Simple enough right? Well maybe not, but there is the long explanation of why your Tax CPA will not, and has not done your R&D credit project. This is why many CPAs work with other firms to provide these services.

I work with 10 other firms and provide their clients with this service. It benefits everyone.

Many start-ups are in one mode only and thats survival mode. Doing what they do best, selling, programming, and creating.

What they fail to do is plan for the future by getting good professional help with their taxes. Just getting a CPA is not what I am talking about.

Finding a CPA firm that can provide all the resources you need is difficult. What I am talking about is providing tax advice throughout the year, doing or auditing books to make sure your financials are sound, and the most important: making sure you qualify for and implement tax incentives.

This is a huge deal when it comes to start-ups, because many do not take advantage of the credits or wait too long and cant utilize the credits from earlier years. Just because you pay little or no taxes now, does not mean you cant use them or benefit from them in the future. A little planning can save you thousands off income you earn in future years.

What I am specifically referring to is the Research and Development Tax Credit (or R&D credit). This credit has been put in place for anyone who spends money to create or improve a product or service. This allows them to lower their taxes and offset some of the uncertaintanty of doing those activities. The credit has been around for years, and is said to provide an incentive for american companies to spend money on creating something, giving us a huge advantage in the world marketplace.

I’ve found in my experience, very few small start-ups utilize the credit, although based on the credit itself, it’s those small businesses that benefit the most.

For a typical startup, the credit is usually around 10-20% of research expenses for the first 5 years, which can be astronomical. You can carry forward the credit up to 20 years, which means if you dont use it right away, you can save it for later. The look-back is 3 years max, so the credit can be utilized in past years if not taken advantage of immediately upon start-up.

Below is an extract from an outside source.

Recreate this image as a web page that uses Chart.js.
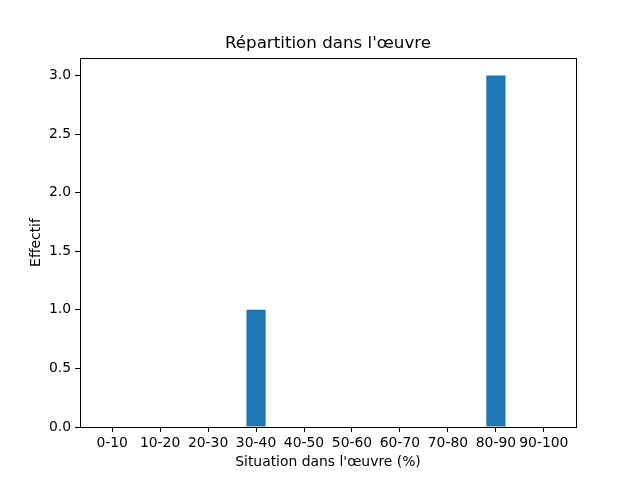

Here is a simple calculation showing the potential of the credit itself, these are the assumptions:

  • You hire one employee to work on coding software, their salary is $70,000
  • You also hire one contract worker (within the US) to debug at $38,500
  • You buy computer equipment and a server for $3,000
  • You also hire an assistant to help out your programmer and you, the assistant actually helps the programmer 50% of the time, their salary for the year was $4000.

Add those up:

  • $70,000
  • +25,000 (65% of $38,500)
  • +3,000
  • +2,000 (50% of $4,000)
  • =$100,000 for 1 year

Assume your company’s revenue was less than $500,000 that year.

The credit would be:

  • =$10,000 – Off federal and most* state tax liabilities
Pretty incredible right? Even if you didnt use that credit this year, you could carry it forward 20 years, or even carry it back one year.
This is something that absolutely every start-up should be utilizing from the beginning. Unfortunately, many that I find do not, and they rely on a CPA that just doesnt know what the credit is, and how versitile it is for the average start-up.
My recommendation: Keep your current CPA, but seek out a firm that can at least do an evaluation for you to see if you will benefit.
Shameless self-promotion: I can always do a free consultation (in person or skype), and easily let you know if you qualify. If we decide to move forward, I don’t charge anything until the credits are actually used. This means no money comes out of your pocket until the IRS and/or state puts money into it. This is a strict policy of mine, and it seems to work very well.
*Most states cooperate with the IRS’s guidelines regarding the R&D Credit and offer different versions of their own. Obviously states that don’t have income tax wont be part of it.